→ Information provided:
----
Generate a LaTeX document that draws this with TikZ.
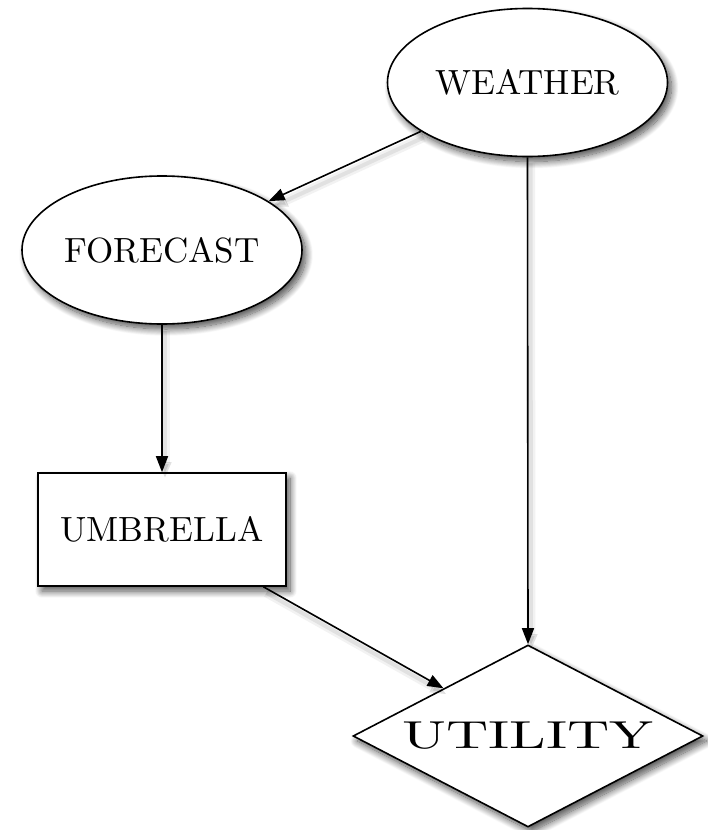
\documentclass[tikz,border=0pt]{standalone}
\usepackage{fontspec}
\usetikzlibrary{shapes.geometric,shadows.blur,arrows.meta}

% the 10pt design of Latin Modern, scaled up
\newfontfamily\labelfont{lmroman10-regular.otf}

\tikzset{
  base/.style={draw=black, line width=1.6pt, fill=white,
    font=\labelfont\fontsize{35}{42}\selectfont, inner sep=0pt,
    blur shadow={shadow xshift=4pt, shadow yshift=-5pt,
      shadow blur radius=7pt, shadow blur steps=14, shadow opacity=70}},
  chance/.style={base, ellipse, minimum width=280pt, minimum height=148pt},
  decision/.style={base, rectangle, minimum width=248pt, minimum height=113pt},
  utilnode/.style={base, diamond, aspect=1.92, minimum width=350pt, minimum height=182pt},
  edgeshade/.style={preaction={draw, line width=9pt, black, opacity=0.05,
      transform canvas={xshift=3pt, yshift=-6pt}},
    preaction={draw, line width=4pt, black, opacity=0.07,
      transform canvas={xshift=3pt, yshift=-6pt}}},
  link/.style={line width=1.6pt, edgeshade,
    -{Triangle[length=16pt, width=12pt]}}
}

\begin{document}
\begin{tikzpicture}[x=1pt, y=-1pt]
  \useasboundingbox (0,0) rectangle (708,830);

  % nodes of the decision network
  \node[chance]   (weather)  at (527.5, 82.5) {WEATHER};
  \node[chance]   (forecast) at (162, 250)    {FORECAST};
  \node[decision] (umbrella) at (162, 529.5)  {UMBRELLA};
  \node[utilnode] (utility)  at (528, 736)
    {\scalebox{1.5}[1]{\fontsize{39}{44}\selectfont UTILITY}};

  % influences
  \draw[link] (weather)  -- (forecast);
  \draw[link] (weather.south)  -- (utility.north);
  \draw[link] (forecast) -- (umbrella);
  \draw[link] (umbrella) -- (utility);
\end{tikzpicture}
\end{document}
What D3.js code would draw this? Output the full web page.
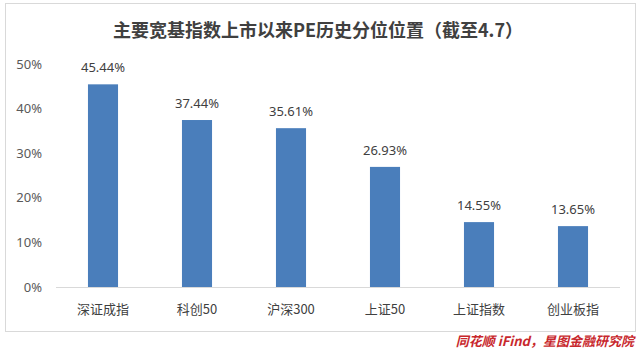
<!DOCTYPE html>
<html>
<head>
<meta charset="utf-8">
<script src="https://cdn.jsdelivr.net/npm/d3@7"></script>
<style>
  body { margin: 0; background: #fff; }
  svg { display: block; font-family: "Noto Sans CJK SC", "Noto Sans", sans-serif; }
</style>
</head>
<body>
<svg id="chart" width="640" height="352"></svg>
<script>
// données
var categories = ["深证成指", "科创50", "沪深300", "上证50", "上证指数", "创业板指"];
var values = [45.44, 37.44, 35.61, 26.93, 14.55, 13.65];
var yTicks = [0, 10, 20, 30, 40, 50];

var svg = d3.select("#chart");
var W = 640, H = 352;
var margin = {left: 56, right: 20, top: 64, bottom: 65};

// cadre du graphique
svg.append("rect")
    .attr("x", 5.5).attr("y", 3.5)
    .attr("width", 630).attr("height", 328)
    .attr("fill", "#fff")
    .attr("stroke", "#d9d9d9");

svg.append("text")
    .attr("x", 318).attr("y", 37)
    .attr("text-anchor", "middle")
    .attr("font-size", 18)
    .attr("font-weight", "bold")
    .attr("fill", "#404040")
    .text("主要宽基指数上市以来PE历史分位位置（截至4.7）");

var x = d3.scaleBand()
    .domain(categories)
    .range([margin.left, W - margin.right])
    .paddingInner(0.68)
    .paddingOuter(0.34);

var y = d3.scaleLinear()
    .domain([0, 50])
    .range([H - margin.bottom, margin.top]);

// axe y, sans ligne
var yAxis = svg.append("g")
    .attr("transform", "translate(" + (margin.left - 14) + ",0)")
    .call(d3.axisLeft(y).tickValues(yTicks).tickSize(0).tickPadding(0).tickFormat(function(d) { return d + "%"; }));
yAxis.select(".domain").remove();
yAxis.selectAll("text")
    .attr("font-size", 13)
    .attr("fill", "#595959")
    .attr("font-family", "Noto Sans, sans-serif");

// ligne de base
svg.append("line")
    .attr("x1", margin.left).attr("x2", W - margin.right)
    .attr("y1", y(0) + 0.5).attr("y2", y(0) + 0.5)
    .attr("stroke", "#d9d9d9");

svg.selectAll("rect.bar")
    .data(values)
    .enter().append("rect")
    .attr("class", "bar")
    .attr("x", function(d, i) { return x(categories[i]); })
    .attr("width", x.bandwidth())
    .attr("y", function(d) { return y(d); })
    .attr("height", function(d) { return y(0) - y(d); })
    .attr("fill", "#4a7ebb");

svg.selectAll("text.val")
    .data(values)
    .enter().append("text")
    .attr("class", "val")
    .attr("x", function(d, i) { return x(categories[i]) + x.bandwidth() / 2; })
    .attr("y", function(d) { return y(d) - 12; })
    .attr("text-anchor", "middle")
    .attr("font-size", 13)
    .attr("fill", "#404040")
    .attr("font-family", "Noto Sans, sans-serif")
    .text(function(d) { return d.toFixed(2) + "%"; });

var xAxis = svg.append("g")
    .attr("transform", "translate(0," + y(0) + ")")
    .call(d3.axisBottom(x).tickSize(0).tickPadding(18));
xAxis.select(".domain").remove();
xAxis.selectAll("text")
    .attr("font-size", 13)
    .attr("fill", "#404040")
    .attr("font-family", "Noto Sans CJK SC, sans-serif");

svg.append("text")
    .attr("x", 634).attr("y", 346)
    .attr("text-anchor", "end")
    .attr("font-size", 13)
    .attr("font-style", "italic")
    .attr("font-weight", "bold")
    .attr("fill", "#c8282d")
    .text("同花顺 iFind，星图金融研究院");
</script>
</body>
</html>
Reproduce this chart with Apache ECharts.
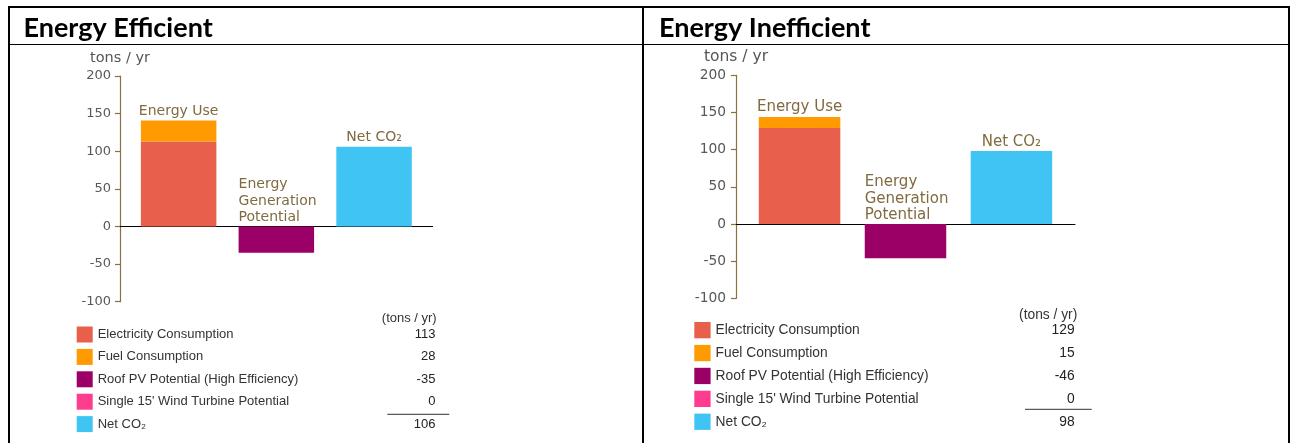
<!DOCTYPE html>
<html>
<head>
<meta charset="utf-8">
<title>CO₂ – Energy Efficient vs Energy Inefficient</title>
<script src="https://cdn.jsdelivr.net/npm/echarts@6/dist/echarts.min.js"></script>
<style>
  html, body { margin: 0; padding: 0; background: #fff; }
  #chart { width: 1292px; height: 443px; }
</style>
</head>
<body>
<div id="chart"></div>
<script>
// Panel titles and unit text
const panelTitles = ['Energy Efficient', 'Energy Inefficient'];
const unitLabel = 'tons / yr';
const tableUnitLabel = '(tons / yr)';

// Column captions drawn above the bars
const categoryLabels = ['Energy Use', 'Energy\nGeneration\nPotential', 'Net CO₂'];

// Series (one per legend row) and the column each one sits in
const seriesNames = [
  'Electricity Consumption',
  'Fuel Consumption',
  'Roof PV Potential (High Efficiency)',
  "Single 15' Wind Turbine Potential",
  'Net CO₂'
];
const seriesColumn = [0, 0, 1, 1, 2];
const seriesColors = ['#E85F4B', '#FF9A00', '#9A0066', '#FF3D8F', '#40C4F4'];

// Values in tons / yr
const efficientValues = [113, 28, -35, 0, 106];
const inefficientValues = [129, 15, -46, 0, 98];

// Value axis
const yMin = -100;
const yMax = 200;
const yStep = 50;

const panelValues = [efficientValues, inefficientValues];

// Per-panel geometry and type sizes
const panels = [
  { grid: { left: 120, top: 76, width: 312.7, height: 225.7 }, barWidth: 75.5,
    tick: 13, name: 14.5, cap: 14, capLine: 16.3, legendFont: 13, legendLeft: 76.7, legendTop: 326.5,
    rowGap: 6.4, swatch: 16, textSpan: 337.7, valueSpan: 50, lineH: 16,
    unitX: 436.7, unitY: 318.3, ruleX1: 387.3, ruleX2: 449.3, ruleY: 414.3,
    titleX: 23.5, labelMargin: 9, nameGap: 10 },
  { grid: { left: 736, top: 75.3, width: 339, height: 223 }, barWidth: 81.5,
    tick: 13.8, name: 15.5, cap: 15, capLine: 16.2, legendFont: 13.8, legendLeft: 694.3, legendTop: 322,
    rowGap: 6.6, swatch: 16.3, textSpan: 359, valueSpan: 50, lineH: 16.1,
    unitX: 1077.3, unitY: 315, ruleX1: 1025, ruleX2: 1091.7, ruleY: 409.3,
    titleX: 659, labelMargin: 10, nameGap: 10 }
];

const axisBrown = '#8C6F42';
const captionColor = '#806A40';
const captionFont = 'DejaVu Sans';
const tableFont = 'Liberation Sans';

const grids = [], xAxes = [], yAxes = [], series = [], legends = [], graphics = [];

panels.forEach(function (p, pi) {
  const values = panelValues[pi];
  grids.push(Object.assign({ containLabel: false }, p.grid));

  xAxes.push({
    gridIndex: pi, type: 'value', min: -0.6, max: 2.6,
    axisLine: { show: true, onZero: true, lineStyle: { color: '#000', width: 1 } },
    axisTick: { show: false }, axisLabel: { show: false }, splitLine: { show: false }
  });

  yAxes.push({
    gridIndex: pi, type: 'value', min: yMin, max: yMax, interval: yStep,
    name: unitLabel, nameLocation: 'end', nameGap: p.nameGap,
    nameTextStyle: { fontFamily: captionFont, fontSize: p.name, color: '#555' },
    axisLine: { show: true, onZero: false, lineStyle: { color: axisBrown, width: 1.2 } },
    axisTick: { show: true, length: 5, lineStyle: { color: axisBrown, width: 1.2 } },
    axisLabel: { fontFamily: captionFont, fontSize: p.tick, color: '#585858', margin: p.labelMargin },
    splitLine: { show: false }
  });

  seriesNames.forEach(function (name, si) {
    const col = seriesColumn[si];
    // Each row is [value, column]; the value comes first so the stack sums the bar heights
    const data = [0, 1, 2].map(function (x) { return [x === col ? values[si] : null, x]; });
    const s = {
      type: 'bar', name: name, xAxisIndex: pi, yAxisIndex: pi,
      stack: 'panel' + pi, barWidth: p.barWidth, data: data,
      encode: { x: 1, y: 0 },
      itemStyle: { color: seriesColors[si] },
      emphasis: { disabled: true }
    };
    const captionStyle = { show: true, fontFamily: captionFont, fontSize: p.cap, color: captionColor };
    if (si === 1) {
      s.label = Object.assign({}, captionStyle, { position: 'top', distance: 2,
        formatter: function (d) { return d.value[0] == null ? '' : categoryLabels[0]; } });
    } else if (si === 2) {
      s.label = Object.assign({}, captionStyle, { position: [0, -1], align: 'left', verticalAlign: 'bottom',
        lineHeight: p.capLine, formatter: function (d) { return d.value[0] == null ? '' : categoryLabels[1]; } });
    } else if (si === 4) {
      s.label = Object.assign({}, captionStyle, { position: 'top', distance: 2,
        formatter: function (d) { return d.value[0] == null ? '' : categoryLabels[2]; } });
    }
    series.push(s);
  });

  // Legend table: swatch, name and value per row
  legends.push({
    orient: 'vertical', left: p.legendLeft, top: p.legendTop, padding: 0,
    itemWidth: p.swatch, itemHeight: p.swatch, itemGap: p.rowGap, icon: 'rect',
    selectedMode: false, data: seriesNames.slice(),
    textStyle: { fontFamily: tableFont, fontSize: p.legendFont, color: '#333',
      rich: {
        n: { fontFamily: tableFont, fontSize: p.legendFont, color: '#333', width: p.textSpan - p.valueSpan, lineHeight: p.lineH },
        v: { fontFamily: tableFont, fontSize: p.legendFont, color: '#222', width: p.valueSpan, align: 'right', lineHeight: p.lineH }
      } },
    formatter: function (name) {
      const i = seriesNames.indexOf(name);
      return '{n|' + name + '}{v|' + values[i] + '}';
    }
  });

  graphics.push({
    type: 'text', silent: true,
    style: { text: tableUnitLabel, x: p.unitX, y: p.unitY, align: 'right', verticalAlign: 'middle',
      font: p.legendFont + 'px "' + tableFont + '"', fill: '#333' }
  });
  graphics.push({
    type: 'line', silent: true,
    shape: { x1: p.ruleX1, y1: p.ruleY, x2: p.ruleX2, y2: p.ruleY },
    style: { stroke: '#333', lineWidth: 1 }
  });
  graphics.push({
    type: 'text', silent: true,
    style: { text: panelTitles[pi], x: p.titleX, y: 28.3, align: 'left', verticalAlign: 'middle',
      font: 'bold 27px Lato', fill: '#000' }
  });
});

// Table frame around the two panels
const frameLines = [
  [8, 7, 1290, 7, 2],
  [9, 6, 9, 443, 2],
  [643, 6, 643, 443, 2],
  [1289, 6, 1289, 443, 2],
  [9, 44.5, 1289, 44.5, 1.2]
];
frameLines.forEach(function (l) {
  graphics.push({ type: 'line', silent: true,
    shape: { x1: l[0], y1: l[1], x2: l[2], y2: l[3] },
    style: { stroke: '#000', lineWidth: l[4] } });
});

const chart = echarts.init(document.getElementById('chart'), null, { renderer: 'canvas' });
chart.setOption({
  animation: false,
  backgroundColor: '#fff',
  grid: grids,
  xAxis: xAxes,
  yAxis: yAxes,
  legend: legends,
  series: series,
  graphic: { elements: graphics }
});
</script>
</body>
</html>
----
→ Problem:
Gather every line from the entries above where the word "with" appears, and copy them.

→ Result for this task:
Generate a LaTeX document that draws this with TikZ.
Reproduce this chart with Apache ECharts.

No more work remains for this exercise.